Natürlich liegt die Verantwortung für eine erfolgreiche Einwanderung in erster Linie bei dem Ausländer. Doch wenn man etwas mitdenkt, kann man viel dazu beitragen, daß er sich zu Hause fühlt und daß so das Erlebnis der Auswanderung für ihn weniger traumatisch, sondern sogar befriedigend ist.
[Herausgestellter Text auf Seite 11]
„Wir gehen davon aus, daß Menschen aus anderen Kulturkreisen ... genauso wie wir sehen, fühlen und denken. ... Viele Mißverständnisse beruhen auf unserer Annahme, unsere Reaktionen seien universell“ (Cross-Cultural Learning & Self-Growth).
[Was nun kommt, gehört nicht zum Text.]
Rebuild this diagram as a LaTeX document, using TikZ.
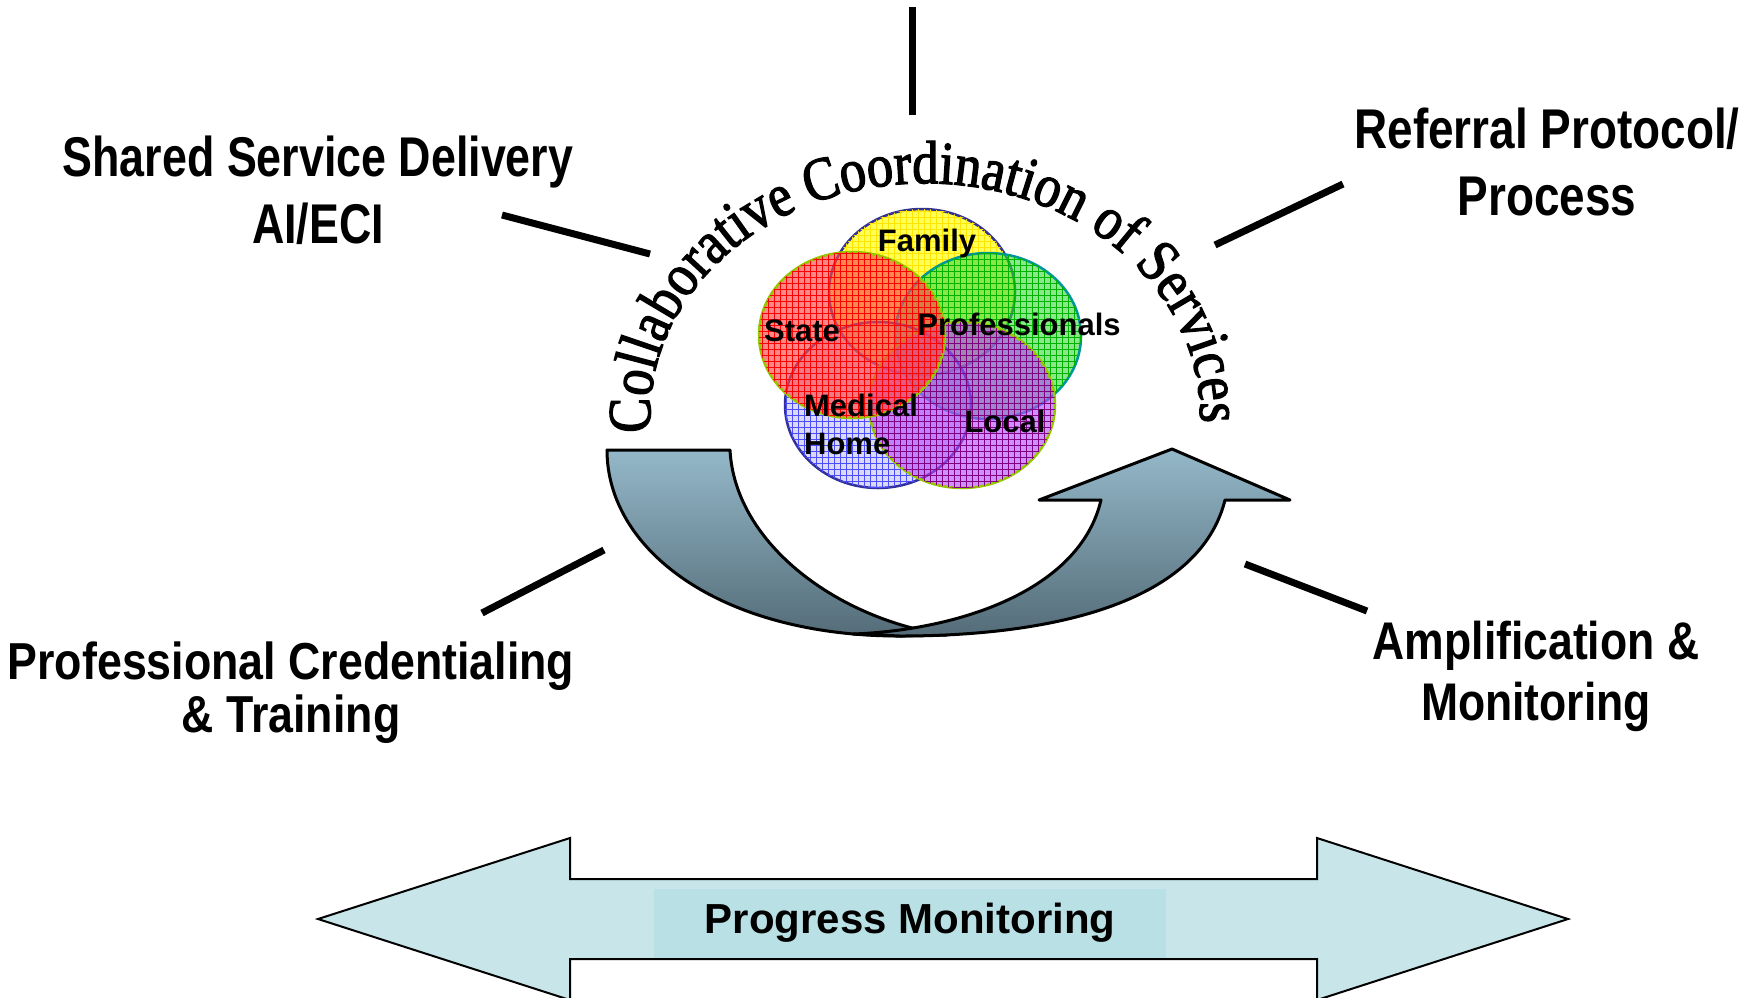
\documentclass[tikz,border=0pt]{standalone}
\usepackage{fontspec}
\setmainfont{Liberation Sans}
\newfontfamily\labelsans{Liberation Sans}
\newfontfamily\arcserif[FakeStretch=0.86,FakeBold=2]{Liberation Serif}
\usetikzlibrary{shapes.geometric, decorations.text, patterns}
\definecolor{VY}{RGB}{255,255,60}
\definecolor{VR}{RGB}{255,70,70}
\definecolor{VG}{RGB}{60,215,60}
\definecolor{VB}{RGB}{150,150,235}
\definecolor{VP}{RGB}{175,70,255}
\definecolor{EB}{RGB}{50,50,150}
\definecolor{EL}{RGB}{150,200,0}
\definecolor{ET}{RGB}{0,150,160}
\definecolor{AT}{RGB}{148,184,201}
\definecolor{AB}{RGB}{84,108,120}
\definecolor{PA}{RGB}{200,230,234}
\definecolor{PB}{RGB}{185,224,228}

\begin{document}
\begin{tikzpicture}[x=0.5pt, y=-0.5pt,
  venn/.style n args={4}{ellipse, draw=#2, line width=1.25pt, fill=#1,
              fill opacity=#3, minimum width=93pt, minimum height=83pt,
              inner sep=0pt, postaction={pattern=grid, pattern color=#4}},
  vtxt/.style={font=\bfseries\fontsize{15.5}{19}\selectfont, inner sep=0pt},
  lbl/.style n args={3}{font=\labelsans\bfseries\fontsize{#2}{#3}\selectfont\addfontfeature{FakeStretch=#1},
              align=center, inner sep=0pt},
  spoke/.style={line width=3.5pt},
  band/.style={draw=black, line width=1.5pt, line join=round,
              top color=AT, bottom color=AB},
  pmbox/.style={fill=PB, minimum width=256pt, minimum height=34.5pt,
              font=\bfseries\fontsize{21}{24}\selectfont}
]
\useasboundingbox (0,0) rectangle (1748,997);

% Outer labels
\node[lbl={0.80}{28}{33.5}] (shared)     at (318,190)  {Shared Service Delivery\\AI/ECI};
\node[lbl={0.82}{28}{33.5}] (referral)   at (1547,162) {Referral Protocol/\\Process};
\node[lbl={0.86}{26}{26.5}] (credential) at (291,693)  {Professional Credentialing\\\& Training};
\node[lbl={0.84}{26.5}{30.5}] (amplify)  at (1536,676) {Amplification \&\\Monitoring};

% Spokes
\coordinate (topA) at (912,7);    \coordinate (topB) at (912,115);
\coordinate (ulA)  at (502,215);  \coordinate (ulB)  at (650,254);
\coordinate (urA)  at (1343,184); \coordinate (urB)  at (1215,245);
\coordinate (llA)  at (482,613);  \coordinate (llB)  at (604,550);
\coordinate (lrA)  at (1367,611); \coordinate (lrB)  at (1245,564);
\draw[spoke] (topA)--(topB);
\draw[spoke] (ulA)--(ulB);
\draw[spoke] (urA)--(urB);
\draw[spoke] (llA)--(llB);
\draw[spoke] (lrA)--(lrB);

% Venn of partners
\node[venn={VY}{EB}{0.85}{yellow!80!orange}]  (family) at (922,292) {};
\node[venn={VG}{ET}{0.6}{green!70!black}]     (prof)   at (988,336) {};
\node[venn={VB}{EB}{0.35}{blue!70!white}]     (medical) at (878,405) {};
\node[venn={VP}{EL}{0.6}{violet}]             (local)  at (962,405) {};
\node[venn={VR}{EL}{0.65}{red}]               (state)  at (852,335) {};

\node[vtxt] (familyT) at (927,243) {Family};
\node[vtxt] (stateT)  at (802,331) {State};
\node[vtxt] (profT)   at (1019,324) {Professionals};
\node[vtxt, align=left] (medicalT) at (861,424) {Medical\\Home};
\node[vtxt] (localT)  at (1005,421) {Local};

% Arc title
\coordinate (arcL) at (651,433);
\path[decorate, decoration={text along path, text align=center,
  text={|\arcserif\fontsize{30.5}{30}\selectfont|Collaborative Coordination of Services}}]
  (arcL) arc[start angle=175.6, end angle=362, x radius=275, y radius=232];

% Turn-around arrow
\draw[band] (607,450) -- (730,450)
  .. controls (735,545) and (840,620) .. (947,635) -- (900,636)
  .. controls (720,636) and (607,550) .. (607,450) -- cycle;
\draw[band] (853,634) -- (900,636)
  .. controls (1060,636) and (1200,600) .. (1225,500)
  -- (1290,500) -- (1172,449) -- (1039,500) -- (1101,500)
  .. controls (1080,590) and (960,630) .. (853,634) -- cycle;

% Progress monitoring
\draw[fill=PA, line width=1pt] (318,919) -- (570,838) -- (570,879) -- (1317,879)
  -- (1317,838) -- (1568,919) -- (1317,1000) -- (1317,959) -- (570,959)
  -- (570,1000) -- cycle;
\node[pmbox] (progress) at (910,923) {Progress Monitoring};
\end{tikzpicture}
\end{document}
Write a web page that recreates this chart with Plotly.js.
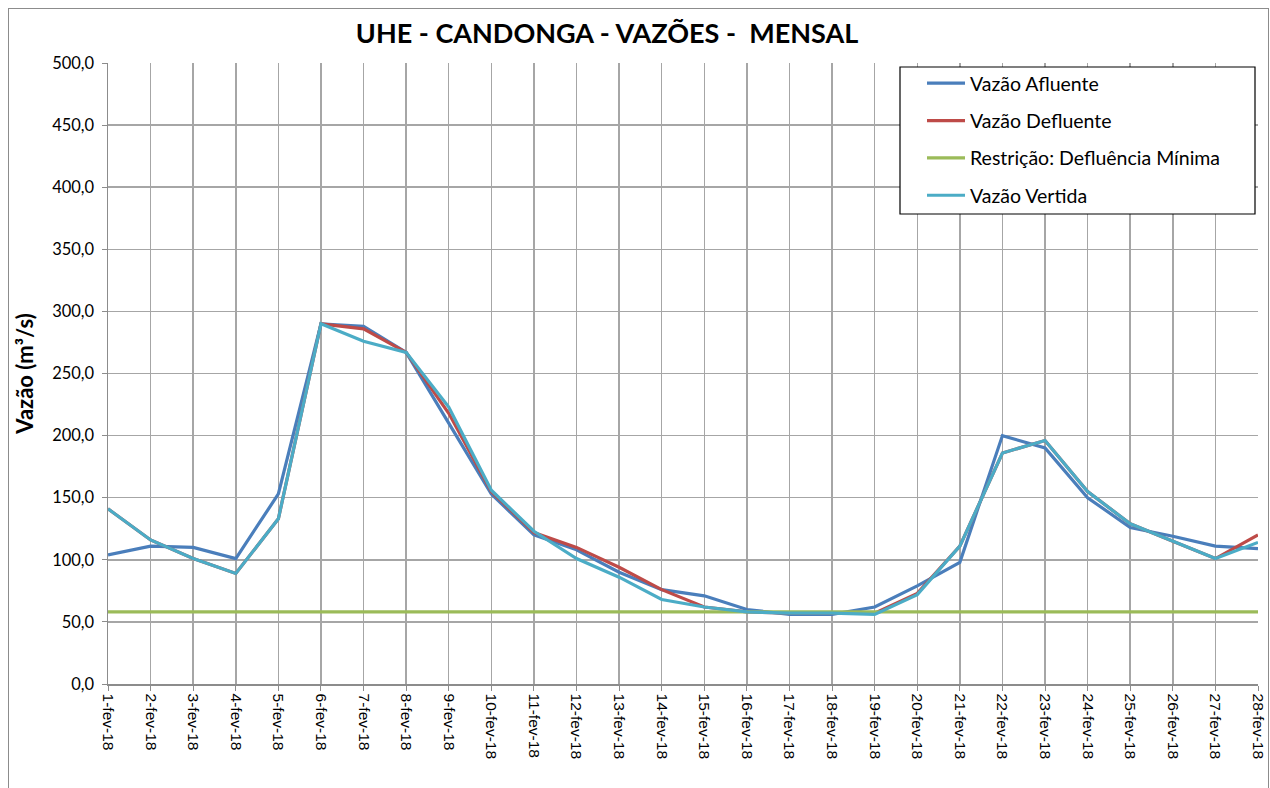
<!DOCTYPE html>
<html><head><meta charset="utf-8">
<script src="https://cdn.plot.ly/plotly-3.0.1.min.js"></script>
<style>
html,body{margin:0;padding:0;background:#fff;}
#wrap{position:relative;width:1270px;height:788px;}
#chart{position:absolute;left:0;top:0;width:1270px;height:788px;}
#frame{position:absolute;left:8px;top:8px;width:1259px;height:800px;border:1px solid #8c8c8c;pointer-events:none;}
</style></head>
<body><div id="wrap"><div id="chart"></div><div id="frame"></div></div>
<script>
const days = ["1-fev-18","2-fev-18","3-fev-18","4-fev-18","5-fev-18","6-fev-18","7-fev-18","8-fev-18","9-fev-18","10-fev-18","11-fev-18","12-fev-18","13-fev-18","14-fev-18","15-fev-18","16-fev-18","17-fev-18","18-fev-18","19-fev-18","20-fev-18","21-fev-18","22-fev-18","23-fev-18","24-fev-18","25-fev-18","26-fev-18","27-fev-18","28-fev-18"];
const afluente = [104,111,110,101,153,290,288,267,210,153,120,108,90,76,71,60,56,56,62,79,98,200,190,150,126,119,111,109];
const defluente = [141,116,101,89,133,290,286,267,218,155,122,110,94,76,62,58,57,57,57,73,111,186,196,155,129,115,101,120];
const minima = [58,58,58,58,58,58,58,58,58,58,58,58,58,58,58,58,58,58,58,58,58,58,58,58,58,58,58,58];
const vertida = [141,116,101,89,133,290,276,267,223,156,123,101,86,68,62,58,57,57,56,72,111,186,196,155,129,115,101,114];

const f = "Lato, 'Open Sans', sans-serif";
const mk = (name, y, color, g) => ({type:'scatter', mode:'lines', x:days, y:y, name:name,
  line:{color:color, width:3.2}, legendgroup:g, hoverinfo:'skip'});
const traces = [
  mk('Vazão Afluente', afluente, '#4a7ebb', 'a'),
  mk('Vazão Defluente', defluente, '#be4b48', 'b'),
  mk('Restrição: Defluência Mínima', minima, '#9bbb59', 'c'),
  mk('Vazão Vertida', vertida, '#4bacc6', 'd')
];
const px2x = p => (p - 108) / 1150;
const px2y = p => (684 - p) / 621;
const layout = {
  width:1270, height:788,
  margin:{l:108, r:12, t:63, b:104},
  paper_bgcolor:'rgba(0,0,0,0)', plot_bgcolor:'#fff',
  separators:',.',
  font:{family:f, color:'#000'},
  title:{text:'<b>UHE - CANDONGA - VAZÕES -  MENSAL</b>', font:{family:f, size:27, color:'#000'}, x:0.478, xanchor:'center', y:0.958, yanchor:'middle'},
  xaxis:{type:'category', range:[0,27], tickangle:90, tickfont:{family:"'Liberation Sans', Arial, sans-serif", size:15.5},
    showgrid:true, gridcolor:'#a6a6a6', gridwidth:1.5, showline:true, linecolor:'#8c8c8c', linewidth:1.5,
    ticks:'outside', ticklen:5, tickcolor:'#8c8c8c', zeroline:false, fixedrange:true},
  yaxis:{range:[0,500], tick0:0, dtick:50, tickformat:'.1f', tickfont:{family:f, size:16.5}, ticklabelstandoff:4,
    showgrid:true, gridcolor:'#a6a6a6', gridwidth:1.5, showline:true, linecolor:'#8c8c8c', linewidth:1.5,
    ticks:'outside', ticklen:5, tickcolor:'#8c8c8c', zeroline:false, fixedrange:true,
    title:{text:'<b>Vazão (m³/s)</b>', font:{family:f, size:22}, standoff:12}},
  shapes:[{type:'rect', xref:'paper', yref:'paper', x0:px2x(900), x1:px2x(1255), y0:px2y(214), y1:px2y(67),
    line:{color:'#000', width:1.2}, fillcolor:'#fff', layer:'above'}],
  showlegend:true,
  legend:{x:px2x(922), xanchor:'left', y:px2y(64), yanchor:'top', bgcolor:'rgba(0,0,0,0)', borderwidth:0,
    font:{family:f, size:19.5}, traceorder:'grouped', tracegroupgap:9, itemwidth:38},
};
Plotly.newPlot('chart', traces, layout, {staticPlot:true, displayModeBar:false});
</script></body></html>
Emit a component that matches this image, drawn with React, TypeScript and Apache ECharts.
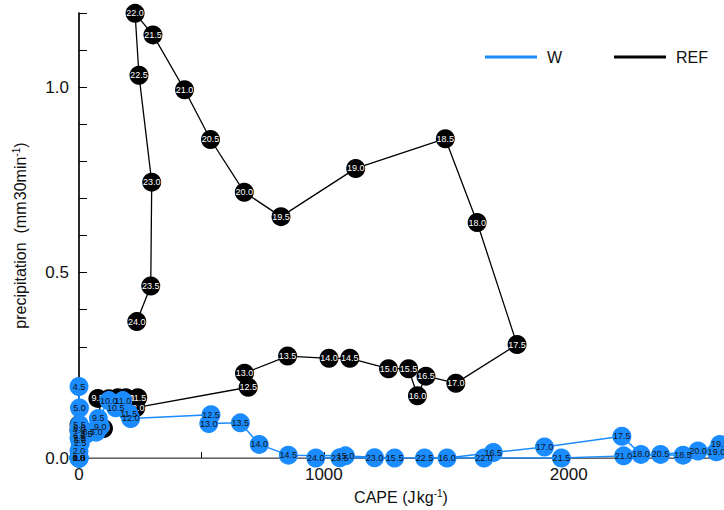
import React, { useEffect, useRef } from "react";
import * as echarts from "echarts";

// REF series: time label, CAPE (J kg-1), precipitation (mm 30min-1)
const refTime = [8.0, 8.5, 9.0, 9.5, 10.0, 10.5, 11.0, 11.5, 12.0, 12.5, 13.0, 13.5, 14.0, 14.5, 15.0, 15.5, 16.0, 16.5, 17.0, 17.5, 18.0, 18.5, 19.0, 19.5, 20.0, 20.5, 21.0, 21.5, 22.0, 22.5, 23.0, 23.5, 24.0];
const refCape = [0, 0, 100, 77, 122, 159, 191, 240, 232, 691, 676, 852, 1021, 1106, 1264, 1346, 1382, 1417, 1539, 1789, 1626, 1496, 1130, 825, 675, 537, 431, 302, 229, 245, 297, 293, 236];
const refPrecip = [0.075, 0.09, 0.08, 0.161, 0.16, 0.163, 0.163, 0.163, 0.136, 0.191, 0.229, 0.275, 0.269, 0.269, 0.241, 0.241, 0.168, 0.221, 0.202, 0.306, 0.635, 0.861, 0.781, 0.651, 0.717, 0.859, 0.993, 1.141, 1.199, 1.032, 0.744, 0.464, 0.368];

// W series
const wTime = [0.0, 0.5, 1.0, 1.5, 2.0, 2.5, 3.0, 3.5, 4.0, 4.5, 5.0, 5.5, 6.0, 6.5, 7.0, 7.5, 8.0, 8.5, 9.0, 9.5, 10.0, 10.5, 11.0, 11.5, 12.0, 12.5, 13.0, 13.5, 14.0, 14.5, 15.0, 15.5, 16.0, 16.5, 17.0, 17.5, 18.0, 18.5, 19.0, 19.5, 20.0, 20.5, 21.0, 21.5, 22.0, 22.5, 23.0, 23.5, 24.0];
const wCape = [0, 0, 0, 0, 0, 5, 3, 30, 0, 0, 2, 2, 2, 2, 70, 0, 0, 40, 87, 79, 122, 150, 179, 203, 211, 539, 530, 659, 736, 855, 1088, 1289, 1503, 1692, 1901, 2217, 2295, 2467, 2603, 2617, 2528, 2375, 2224, 1970, 1654, 1411, 1207, 1065, 967];
const wPrecip = [0, 0, 0, 0, 0.02, 0.04, 0.05, 0.065, 0.075, 0.193, 0.135, 0.09, 0.08, 0.06, 0.07, 0.055, 0, 0.07, 0.085, 0.107, 0.155, 0.136, 0.155, 0.12, 0.107, 0.117, 0.093, 0.095, 0.037, 0.008, 0.006, 0, 0, 0.015, 0.03, 0.059, 0.01, 0.008, 0.017, 0.037, 0.019, 0.01, 0.006, 0, 0, 0, 0.001, 0.001, 0];

const xTicks = [0, 1000, 2000];
const yTicks = [0.0, 0.5, 1.0];

const W_COLOR = "#1a8cff";
const REF_COLOR = "#000000";
const FONT = "Liberation Sans, Arial, Helvetica, sans-serif";

export default function App() {
  const ref = useRef<HTMLDivElement>(null);
  useEffect(() => {
    document.body.style.margin = "0";
    const chart = echarts.init(ref.current!, null, { renderer: "svg" });
    const refData = refTime.map((t, i) => [refCape[i], refPrecip[i], t.toFixed(1)]);
    const wData = wTime.map((t, i) => [wCape[i], wPrecip[i], t.toFixed(1)]);
    const xMax = 2630;
    chart.setOption({
      animation: false,
      textStyle: { fontFamily: FONT },
      grid: { left: 79, right: 1, top: 13, bottom: 47 },
      legend: [
        {
          data: [{ name: "W", icon: "rect" }],
          left: 485, top: 49, padding: 0,
          itemWidth: 52, itemHeight: 3,
          selectedMode: false,
          textStyle: { fontSize: 16, color: "#111", padding: [0, 0, 0, 5] },
        },
        {
          data: [{ name: "REF", icon: "rect" }],
          left: 614, top: 49, padding: 0,
          itemWidth: 52, itemHeight: 3,
          selectedMode: false,
          textStyle: { fontSize: 16, color: "#111", padding: [0, 0, 0, 5] },
        },
      ],
      xAxis: [
        {
          type: "value", min: 0, max: xMax, interval: 500,
          axisLine: { show: true, lineStyle: { color: "#000", width: 1 } },
          axisTick: { show: true, inside: true, length: 6, lineStyle: { color: "#000" } },
          axisLabel: {
            fontSize: 17, color: "#111", margin: 8, showMaxLabel: false,
            formatter: (v: number) => (xTicks.includes(Math.round(v)) ? String(Math.round(v)) : ""),
          },
          splitLine: { show: false },
          name: "{a|CAPE (J\u200akg}{s|-1}{a|)}",
          nameLocation: "middle", nameGap: 24,
          nameTextStyle: {
            color: "#111",
            rich: {
              a: { fontSize: 16, color: "#111" },
              s: { fontSize: 10, color: "#111", verticalAlign: "bottom", padding: [0, 0, 8, 0] },
            },
          },
        },
        {
          type: "value", position: "top", min: 0, max: xMax,
          axisLine: { show: true, lineStyle: { color: "#888", width: 1.5 } },
          axisTick: { show: false }, axisLabel: { show: false }, splitLine: { show: false },
        },
      ],
      yAxis: [
        {
          type: "value", min: 0, max: 1.2, interval: 0.1,
          axisLine: { show: true, lineStyle: { color: "#888", width: 1.5 } },
          axisTick: { show: true, inside: true, length: 8, lineStyle: { color: "#000" } },
          axisLabel: {
            fontSize: 17, color: "#111", margin: 10,
            formatter: (v: number) => {
              const r = Math.round(v * 10) / 10;
              return yTicks.some((t) => Math.abs(t - r) < 1e-6) ? r.toFixed(1) : "";
            },
          },
          splitLine: { show: false },
          name: "{a|precipitation  (mm\u200a30min}{s|-1}{a|)}",
          nameLocation: "middle", nameGap: 50,
          nameTextStyle: {
            color: "#111",
            rich: {
              a: { fontSize: 16, color: "#111" },
              s: { fontSize: 10, color: "#111", verticalAlign: "bottom", padding: [0, 0, 8, 0] },
            },
          },
        },
        {
          type: "value", position: "right", min: 0, max: 1.2,
          axisLine: { show: true, lineStyle: { color: "#000", width: 1.5 } },
          axisTick: { show: false }, axisLabel: { show: false }, splitLine: { show: false },
        },
      ],
      series: [
        {
          name: "REF", type: "line", data: refData,
          symbol: "circle", symbolSize: 19, showAllSymbol: true,
          itemStyle: { color: REF_COLOR },
          lineStyle: { color: REF_COLOR, width: 1.3 },
          label: {
            show: true, position: "inside", fontSize: 9, color: "#fff",
            formatter: (p: any) => p.value[2],
          },
          emphasis: { disabled: true },
          z: 2,
        },
        {
          name: "W", type: "line", data: wData,
          symbol: "circle", symbolSize: 19, showAllSymbol: true,
          itemStyle: { color: W_COLOR },
          lineStyle: { color: W_COLOR, width: 1.5 },
          label: {
            show: true, position: "inside", fontSize: 9, color: "#111",
            formatter: (p: any) => p.value[2],
          },
          emphasis: { disabled: true },
          z: 3,
        },
      ],
    });
    return () => chart.dispose();
  }, []);
  return <div ref={ref} style={{ width: 724, height: 510 }} />;
}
[Herausgestellter Text auf Seite 12]
Ein Student, nachdem er einige Zeit auf Guam zugebracht hatte: „Ich bin toleranter geworden gegenüber neuen oder anderen Möglichkeiten, wie man etwas tun kann“ (Cross-Cultural Learning & Self-Growth).
[Kasten auf Seite 12]
Man kann einem Ausländer helfen, ...
▶ sich einzuleben, indem man ein gastfreundlicher Nachbar ist.
▶ mit den Behörden zurechtzukommen, wenn es um die Aufenthaltsgenehmigung geht.a
▶ Steuererklärungen auszufüllen.b
▶ Verbindung zu Organisationen zu bekommen, die Unterricht in der Sprache und der Kultur des Landes geben.
▶ Unterkunft zu finden.
▶ medizinische und soziale Einrichtungen zu nutzen.
▶ die Kinder in einer Schule unterzubringen.
▶ benötigte Waren zu vernünftigen Preisen einzukaufen.
▶ Arbeit zu finden.
[Fußnoten]
a In einigen Ländern, wie z. B. in Deutschland, gibt es genaue gesetzliche Vorschriften darüber, wer anderen Rat in Rechts- oder Steuerfragen geben darf und in welchem Rahmen Einwanderungswilligen geholfen werden kann. Mit diesen Vorschriften sollte man sich vertraut machen, bevor man Ausländern anbietet, ihnen in irgendeiner Weise in Verbindung mit ihrem rechtlichen Status zu helfen.
b In einigen Ländern, wie z. B. in Deutschland, gibt es genaue gesetzliche Vorschriften darüber, wer anderen Rat in Rechts- oder Steuerfragen geben darf und in welchem Rahmen Einwanderungswilligen geholfen werden kann. Mit diesen Vorschriften sollte man sich vertraut machen, bevor man Ausländern anbietet, ihnen in irgendeiner Weise in Verbindung mit ihrem rechtlichen Status zu helfen.